User:TalBot/replace-link.py

From Wikisource
Jump to navigation Jump to search
#! /usr/bin/env python
# _*_ coding: utf8 _*_
#
# Update links in a given list of pages.
#
# Copyright (C) 2007, GrafZahl (en.wikisource.org user)
#
# Licence: GPLv2
#
# Reuses some stuff from rm-soft-redir.py by the same author.
#
# run with standard args "-log -putthrottle:xx"
#
# Further arguments:
#
#	-oldlink:xxx
#		Link to be replaced; must be a valid page title.
#
#	-newlink:xxx
#		Link to replace the old link with
#
#	-pagelist:xxx
#		File containing a list of newline separated page titles
#		in which the replacement should take place. Must be
#		UTF-8 encoded.
#
#	-summary:xxx
#		Edit summary
#
#	WARNING: This bot script was written for the English Wikisource, which
#		is a UTF-8 wiki. For non UTF-8 wikis you must change the
#		explicit UTF-8 conversion below to suit your needs.
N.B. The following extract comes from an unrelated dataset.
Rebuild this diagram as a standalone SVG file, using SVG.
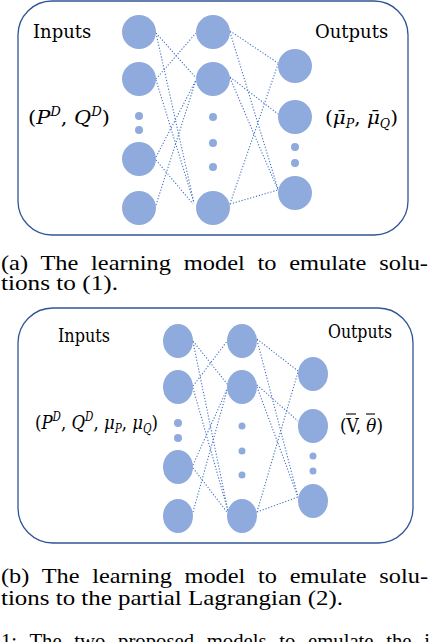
<svg xmlns="http://www.w3.org/2000/svg" width="430" height="642" viewBox="0 0 430 642">
<defs>
<style>
.box{fill:#fff;stroke:#2F5597;stroke-width:1.3}
.n{fill:#8FAADC}
.c line{stroke:#4472C4;stroke-width:1.1;stroke-dasharray:1.2 1.8}
.bar{stroke:#000;stroke-width:1.1}
.lbl{font-family:"DejaVu Serif","Liberation Serif",serif;font-size:18px;fill:#000}
.m{font-family:"DejaVu Serif","Liberation Serif",serif;font-size:19px;fill:#000}
.cap{font-family:"Liberation Serif","Times New Roman",serif;font-size:22px;fill:#000}
</style>
</defs>
<rect width="430" height="642" fill="#fff"/>

<!-- Panel (a) -->
<g id="panelA">
<rect class="box" x="18" y="1" width="390" height="234" rx="34" ry="34"/>
</g>
<g id="a-connectors" class="c">
<line x1="156" y1="33" x2="196" y2="78"/>
<line x1="156" y1="33" x2="194" y2="203"/>
<line x1="156" y1="79" x2="196" y2="33"/>
<line x1="156" y1="80" x2="194" y2="203"/>
<line x1="156" y1="157" x2="196" y2="80"/>
<line x1="156" y1="160" x2="193" y2="204"/>
<line x1="156" y1="205" x2="196" y2="80"/>
<line x1="230" y1="31" x2="278" y2="63"/>
<line x1="230" y1="32" x2="278" y2="189"/>
<line x1="230" y1="77" x2="278" y2="114"/>
<line x1="230" y1="78" x2="278" y2="190"/>
<line x1="230" y1="204" x2="278" y2="64"/>
<line x1="230" y1="204" x2="278" y2="190"/>
</g>
<g id="a-inputs">
<circle class="n" cx="139" cy="32" r="17"/>
<circle class="n" cx="139" cy="79" r="17"/>
<circle class="n" cx="139" cy="116" r="4"/>
<circle class="n" cx="139" cy="130" r="4"/>
<circle class="n" cx="139" cy="159" r="17"/>
<circle class="n" cx="139" cy="208" r="17"/>
<text class="lbl" x="33" y="38">Inputs</text>
<text class="m" x="28" y="124" textLength="82" lengthAdjust="spacingAndGlyphs">(<tspan font-style="italic">P</tspan><tspan font-style="italic" font-size="12" dy="-8">D</tspan><tspan dy="8">, </tspan><tspan font-style="italic">Q</tspan><tspan font-style="italic" font-size="12" dy="-8">D</tspan><tspan dy="8">)</tspan></text>
</g>
<g id="a-hidden">
<circle class="n" cx="213" cy="32" r="17"/>
<circle class="n" cx="213" cy="79" r="17"/>
<circle class="n" cx="213" cy="117" r="4"/>
<circle class="n" cx="213" cy="143" r="4"/>
<circle class="n" cx="213" cy="167" r="4"/>
<circle class="n" cx="213" cy="208" r="17"/>
</g>
<g id="a-outputs">
<circle class="n" cx="295" cy="66" r="17"/>
<circle class="n" cx="295" cy="117" r="17"/>
<circle class="n" cx="295" cy="147" r="4"/>
<circle class="n" cx="295" cy="163" r="4"/>
<circle class="n" cx="295" cy="193" r="17"/>
<text class="lbl" x="315" y="38">Outputs</text>
<text class="m" x="325" y="124" textLength="73" lengthAdjust="spacingAndGlyphs">(<tspan font-style="italic">μ̄</tspan><tspan font-style="italic" font-size="12" dy="4">P</tspan><tspan dy="-4">, </tspan><tspan font-style="italic">μ̄</tspan><tspan font-style="italic" font-size="12" dy="4">Q</tspan><tspan dy="-4">)</tspan></text>
</g>
<g id="caption-a">
<text class="cap" x="1" y="270" word-spacing="6" textLength="427" lengthAdjust="spacingAndGlyphs">(a) The learning model to emulate solu-</text>
<text class="cap" x="1" y="290" textLength="117" lengthAdjust="spacingAndGlyphs">tions to (1).</text>
</g>

<!-- Panel (b) -->
<g id="panelB">
<rect class="box" x="18" y="308" width="395" height="235" rx="35" ry="35"/>
</g>
<g id="b-connectors" class="c">
<line x1="193" y1="341" x2="228" y2="385"/>
<line x1="193" y1="342" x2="228" y2="511"/>
<line x1="193" y1="386" x2="228" y2="340"/>
<line x1="193" y1="388" x2="228" y2="511"/>
<line x1="193" y1="465" x2="228" y2="387"/>
<line x1="193" y1="468" x2="227" y2="512"/>
<line x1="193" y1="512" x2="228" y2="387"/>
<line x1="257" y1="339" x2="298" y2="371"/>
<line x1="257" y1="340" x2="298" y2="497"/>
<line x1="257" y1="385" x2="298" y2="421"/>
<line x1="257" y1="387" x2="298" y2="497"/>
<line x1="257" y1="512" x2="298" y2="372"/>
<line x1="257" y1="512" x2="298" y2="497"/>
</g>
<g id="b-inputs">
<ellipse class="n" cx="178" cy="341" rx="15" ry="17"/>
<ellipse class="n" cx="178" cy="387" rx="15" ry="17"/>
<circle class="n" cx="178" cy="423" r="4"/>
<circle class="n" cx="178" cy="438" r="4"/>
<ellipse class="n" cx="178" cy="467" rx="15" ry="17"/>
<ellipse class="n" cx="178" cy="516" rx="15" ry="17"/>
<text class="lbl" x="58" y="342" textLength="52" lengthAdjust="spacingAndGlyphs">Inputs</text>
<text class="m" x="35" y="429" textLength="123" lengthAdjust="spacingAndGlyphs">(<tspan font-style="italic">P</tspan><tspan font-style="italic" font-size="12" dy="-8">D</tspan><tspan dy="8">, </tspan><tspan font-style="italic">Q</tspan><tspan font-style="italic" font-size="12" dy="-8">D</tspan><tspan dy="8">, </tspan><tspan font-style="italic">μ</tspan><tspan font-style="italic" font-size="12" dy="4">P</tspan><tspan dy="-4">, </tspan><tspan font-style="italic">μ</tspan><tspan font-style="italic" font-size="12" dy="4">Q</tspan><tspan dy="-4">)</tspan></text>
</g>
<g id="b-hidden">
<ellipse class="n" cx="242" cy="341" rx="15" ry="17"/>
<ellipse class="n" cx="242" cy="387" rx="15" ry="17"/>
<circle class="n" cx="242" cy="426" r="3.5"/>
<circle class="n" cx="242" cy="451" r="3.5"/>
<circle class="n" cx="242" cy="475" r="3.5"/>
<ellipse class="n" cx="242" cy="516" rx="15" ry="17"/>
</g>
<g id="b-outputs">
<ellipse class="n" cx="313" cy="374" rx="15" ry="17"/>
<ellipse class="n" cx="313" cy="426" rx="15" ry="17"/>
<circle class="n" cx="313" cy="456" r="3.5"/>
<circle class="n" cx="313" cy="471" r="3.5"/>
<ellipse class="n" cx="313" cy="501" rx="15" ry="17"/>
<text class="lbl" x="328" y="338" textLength="64" lengthAdjust="spacingAndGlyphs">Outputs</text>
<text class="m" x="340" y="432" textLength="43" lengthAdjust="spacingAndGlyphs">(V, <tspan font-style="italic">θ</tspan>)</text>
<line class="bar" x1="346" y1="414" x2="356" y2="414"/>
<line class="bar" x1="366" y1="414" x2="375" y2="414"/>
</g>
<g id="caption-b">
<text class="cap" x="1" y="583" word-spacing="6" textLength="427" lengthAdjust="spacingAndGlyphs">(b) The learning model to emulate solu-</text>
<text class="cap" x="1" y="605" textLength="342" lengthAdjust="spacingAndGlyphs">tions to the partial Lagrangian (2).</text>
<text class="cap" x="1" y="648" word-spacing="8" textLength="429" lengthAdjust="spacingAndGlyphs">1: The two proposed models to emulate the i</text>
</g>
</svg>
Remember
#		that this is GPL software, so there is NO WARRANTY OF ANY
#		KIND, TO THE EXTENT ALLOWED BY APPLICABLE LAW.
#

import re, sys, wikipedia

wikipedia.get_throttle.setDelay(5)

# Handle args

args = wikipedia.handleArgs()

oldtitles = []
newtitles = []
pagefilename = False
summary = False

for arg in args:
	if arg.startswith(u'-oldlink:'):
		oldtitles.append(arg[9:])
	elif arg.startswith(u'-newlink:'):
		newtitles.append(arg[9:])
	elif arg.startswith(u'-pagelist:'):
		pagefilename = arg[10:]
	elif arg.startswith(u'-summary:'):
		summary = arg[9:]
	else:
		wikipedia.output(u'(WWW) Ignoring unrecognised argument: %s' % arg)

if len(oldtitles) == 0:
	wikipedia.output(u'(FFF) no old link title given (-oldtitle:xxx)')
	sys.exit(1)

if len(newtitles) != len(oldtitles):
	wikipedia.output(u'(FFF) You must specify -newtitle:xxx exactly as often as -oldtitle:xxx')
	sys.exit(1)

if not pagefilename:
	wikipedia.output(u'(FFF) no file with page list given (-pagelist:xxx)')
	sys.exit(1)

if not summary:
	wikipedia.output(u'(WWW) No edit summary given (-summary:xxx)')
	summary = u'(no summary)'

# basic text templates

summ = u'[bot] Automatic link replacement: %s' % summary
comment_re = re.compile(r'(?ms)<!--.*?-->')
inconly_re = re.compile(r'(?ms)<includeonly>.*?</includeonly>')
nowiki_re = re.compile(r'(?ms)<nowiki>.*?</nowiki>')
link_re = re.compile(r'\[\[(?P<title>[^\]\|#]*)(?P<sectionlink>#[^\]\|]*)?(?P<pipe>\|[^\]]*)?\]\]')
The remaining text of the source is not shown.